Review: Sette – ‘The Fashion-Forward Bulgari Hotel’s Restaurant Is A Hangout For Models And Celebrities’

By Tessa Dunthorne

1 month ago

Inside Sette by Scarpetta


The fashion-forward Bulgari hotel’s restaurant is a hangout for models and celebrities. Tessa Dunthorne investigates the fuss around Sette – and finds the hype very deserved. 

Sette ‘Drips Cool’ – Reviewing The Bulgari Hotel’s Restaurant

Interiors at Sette, Bvlgari Hotel

When I enter Sette, I am early. I am sat at my table waiting for a friend to arrive, and I’ve just ordered a drink. It’s around then, in the limbo between seating and the arrival of my aperitif, that I notice that in the corner of the room is a large collection of models. Is collection the most appropriate collective noun? Pack of models?
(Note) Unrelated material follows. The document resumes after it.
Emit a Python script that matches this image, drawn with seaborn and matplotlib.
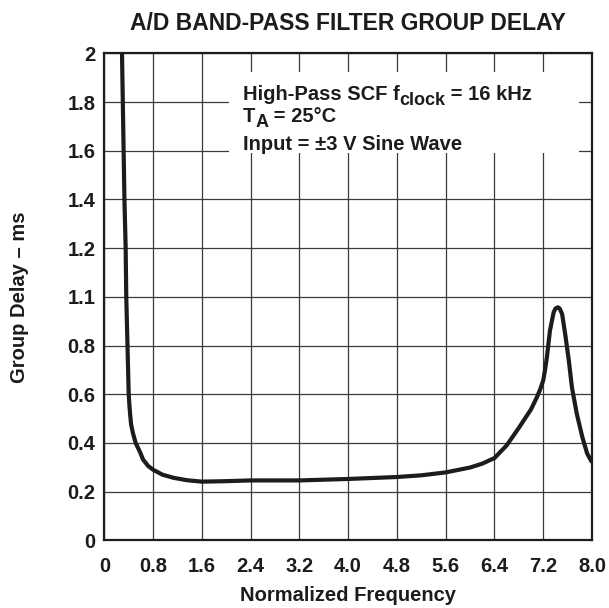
import matplotlib
matplotlib.use("Agg")
import matplotlib.pyplot as plt
from matplotlib.patches import Rectangle
import seaborn as sns
import pandas as pd

# ---- data ----
freq = [0.29, 0.31, 0.33, 0.35, 0.36, 0.38, 0.40, 0.41, 0.426, 0.44, 0.47,
        0.514, 0.59, 0.635, 0.72, 0.80, 0.95, 1.13, 1.35, 1.6, 2.0, 2.4, 3.2,
        4.0, 4.8, 5.2, 5.6, 6.0, 6.2, 6.4, 6.6, 6.8, 7.0, 7.1, 7.15, 7.2,
        7.23, 7.26, 7.31, 7.37, 7.40, 7.44, 7.47, 7.51, 7.56, 7.62, 7.67,
        7.75, 7.84, 7.92, 8.0]
delay = [2.0, 1.7, 1.4, 1.2, 1.0, 0.8, 0.6, 0.56, 0.51, 0.475, 0.44,
         0.40, 0.36, 0.332, 0.305, 0.29, 0.27, 0.257, 0.247, 0.241, 0.243,
         0.246, 0.246, 0.252, 0.26, 0.267, 0.279, 0.299, 0.315, 0.338, 0.39,
         0.462, 0.538, 0.59, 0.62, 0.657, 0.70, 0.752, 0.861, 0.936, 0.952,
         0.957, 0.952, 0.929, 0.847, 0.738, 0.629, 0.52, 0.425, 0.357, 0.32]

x_ticks = [0, 0.8, 1.6, 2.4, 3.2, 4.0, 4.8, 5.6, 6.4, 7.2, 8.0]
x_tick_labels = ["0", "0.8", "1.6", "2.4", "3.2", "4.0", "4.8", "5.6", "6.4", "7.2", "8.0"]
y_ticks = [0, 0.2, 0.4, 0.6, 0.8, 1.0, 1.2, 1.4, 1.6, 1.8, 2.0]
y_tick_labels = ["0", "0.2", "0.4", "0.6", "0.8", "1.1", "1.2", "1.4", "1.6", "1.8", "2"]

title = "A/D BAND-PASS FILTER GROUP DELAY"
x_label = "Normalized Frequency"
y_label = "Group Delay \u2013 ms"
# each note line: list of (text, is_subscript)
note_lines = [
    [("High-Pass SCF f", False), ("clock", True), (" = 16 kHz", False)],
    [("T", False), ("A", True), (" = 25\u00b0C", False)],
    [("Input = \u00b13 V Sine Wave", False)],
]

# ---- style ----
sns.set_style("white")
plt.rcParams["font.family"] = ["Liberation Sans", "DejaVu Sans"]
plt.rcParams["font.weight"] = "bold"

ink = "#1c1c1c"
fs = 14.5

fig = plt.figure(figsize=(6.09, 6.08), dpi=100)
ax = fig.add_axes([0.1713, 0.1113, 0.8008, 0.8010])

df = pd.DataFrame({"freq": freq, "delay": delay})
sns.lineplot(data=df, x="freq", y="delay", ax=ax, estimator=None, sort=False,
             color=ink, linewidth=3.0, zorder=4)
for ln in ax.lines:
    ln.set_solid_joinstyle("round")
    ln.set_solid_capstyle("butt")

ax.set_xlim(0, 8.0)
ax.set_ylim(0, 2.0)
ax.set_xticks(x_ticks)
ax.set_xticklabels(x_tick_labels)
ax.set_yticks(y_ticks)
ax.set_yticklabels(y_tick_labels)
ax.tick_params(axis="both", length=0, labelsize=fs, colors=ink)
ax.tick_params(axis="x", pad=12)
ax.tick_params(axis="y", pad=6.5)
for lab in ax.get_xticklabels() + ax.get_yticklabels():
    lab.set_fontweight("bold")

ax.grid(True, color="#3a3a3a", linewidth=0.9)
ax.set_axisbelow(True)
for s in ax.spines.values():
    s.set_linewidth(1.6)
    s.set_color(ink)
    s.set_zorder(5)

ax.set_xlabel(x_label, fontsize=fs, fontweight="bold", color=ink, labelpad=7)
ax.set_ylabel(y_label, fontsize=fs, fontweight="bold", color=ink, labelpad=27.5)
ax.set_title(title, fontsize=16.5, fontweight="bold", color=ink, pad=17)

# white note box covering the grid
ax.add_patch(Rectangle((2.05, 1.59), 5.73, 0.335, facecolor="white",
                       edgecolor="none", zorder=3))
line_bottoms = [1.791, 1.700, 1.587]
sub_drop = 3.3  # points
for pieces, yb in zip(note_lines, line_bottoms):
    prev = None
    prev_sub = False
    for txt, is_sub in pieces:
        size = 13.0 if is_sub else fs
        if prev is None:
            prev = ax.text(2.27, yb, txt, fontsize=size, fontweight="bold",
                           color=ink, va="bottom", ha="left", zorder=6)
        else:
            dy = 0.0
            if is_sub and not prev_sub:
                dy = -sub_drop
            elif prev_sub and not is_sub:
                dy = sub_drop
            prev = ax.annotate(txt, xy=(1, 0), xycoords=prev, xytext=(0, dy),
                               textcoords="offset points", fontsize=size,
                               fontweight="bold", color=ink, va="bottom",
                               ha="left", zorder=6)
        prev_sub = is_sub

fig.savefig("out.png", dpi=100)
Shock of models? 

These models tell me something – not to my face, mind, as I certainly didn’t have the guts to approach these six-foot plus amazonian creatures – about Sette immediately, that I sort of already knew: this restaurant is cool. Not just a bit; no, it’s the kind of space that drips cool. No surprise that it’s favoured by the faces of fashion week (the links to fashion run deep, anyway, as this restaurant resides in the Bulgari hotel, of the eponymous luxury house). 

By the time my friend arrives, so has my drink. They’ve got a stunning menu of cocktails, all made in front of your eyes at a central bar, a 360-degree spaceship of a thing sat in the centre of the room. These interiors are incredible: low, sculptural lighting hangs overhead, with almost wall-to-wall mirrors and there’s an impressive glimpse into the wine cellar if you peer to the back of the room (this is where the models sit). 
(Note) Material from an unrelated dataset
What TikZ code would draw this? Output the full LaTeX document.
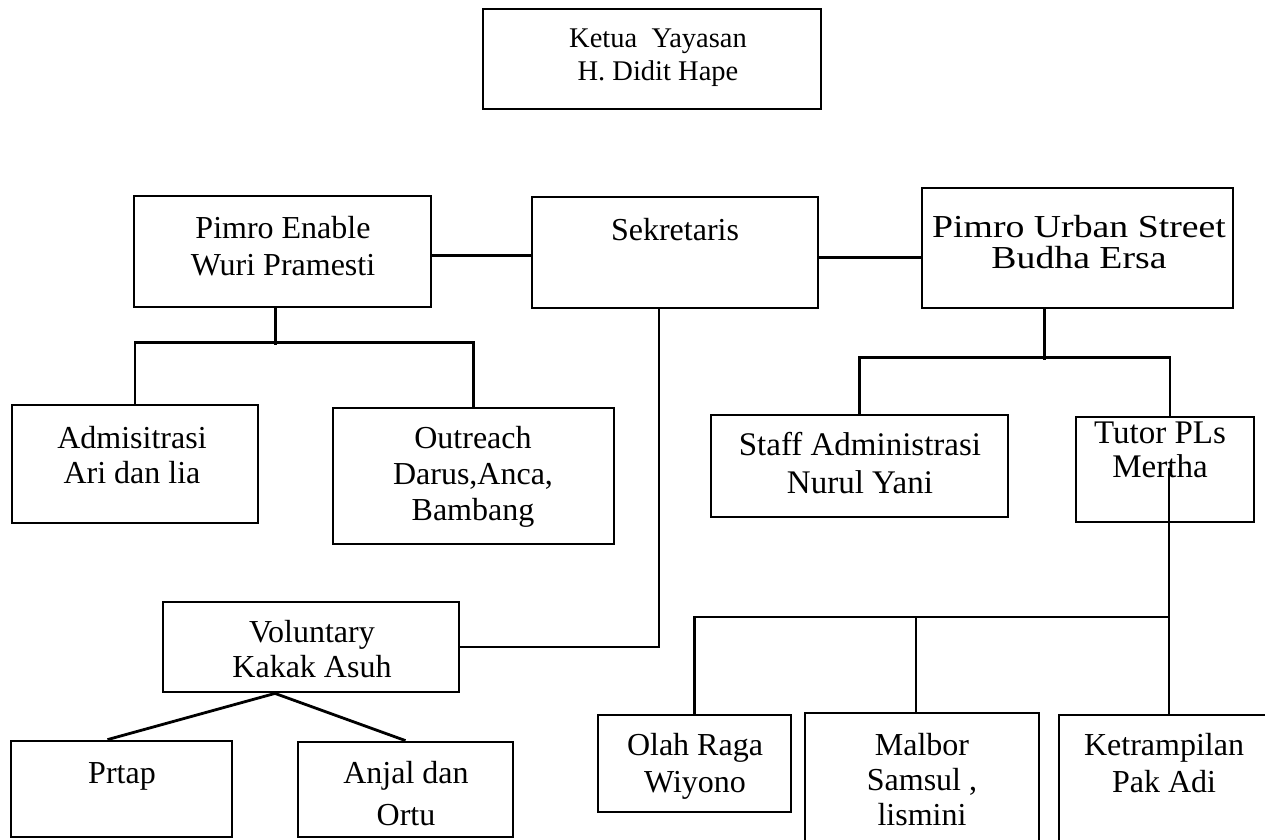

Bvlgari hotel's Sette - cocktail

This interior design was pulled together by an international pairing of studios, using both stateside ​​Thomas Juul Hansen and the more local Jestico & Whiles. The restaurant itself is an import – Sette is by Scarpetta, a high luxury food familia that’s less chintzy trattoria as much sleek, urbanite gently-Italian concept dining. And you can certainly tell that it’s a bit Americana: it’s got that Manhattan-feel throughout, and the slick service you’d expect stateside. 

Speaking of service – while the concept may be Italian-style, the man who greets us and takes us through the menu was no imitation but the real deal. The guys running this place know their menu back and front and if there’s even a hint that you’re seeking advice, they’ll be quick to quiz you on what you tend to like, and then just like that you’ve got an order sorted for you. 

Sette's tomahawk steak

The knowledgeable Italian bloke tells us we must try the charred octopus and the burrata. The seafood here is particularly well-recommended – the menu occupies the intersection between Mediterranean diet and sashimi, a flashy fusion. He’s right, it turns out. The octopus is a proper coiled tentacle on a bed of artichokes and potatoes and it’s tender inside, not over-chewy. The pasta I try – one I have ordered outside his recommendation in a moment of reckless abandon – is a plate of orange duck on thick pappardelle, and it’s absolutely something special. It arrives with theatrics, too, housed in an upturned glass bowl and incredibly aromatic as this is lifted. 

Dessert is excellent. I order a gianduia chocolate, which is chocolate stretched with hazelnut butter, and which I’ve previously only tried in the form of those gold-foiled fancy Italian sweets. This is that, but bigger – and then served with stracciatella ice cream. It provides me a sense of giddy delight because it’s like the desserts you smear over your face as a child. 

Before I leave – face probably amuck with chocolate – I give one final glance over to the school of models to see what sits at their table. Did they share small plates? Nibble at the salads? I am delighted to see that they’ve decimated half the pasta menu, too. And there comes the dessert: indulgent dolce treats galore.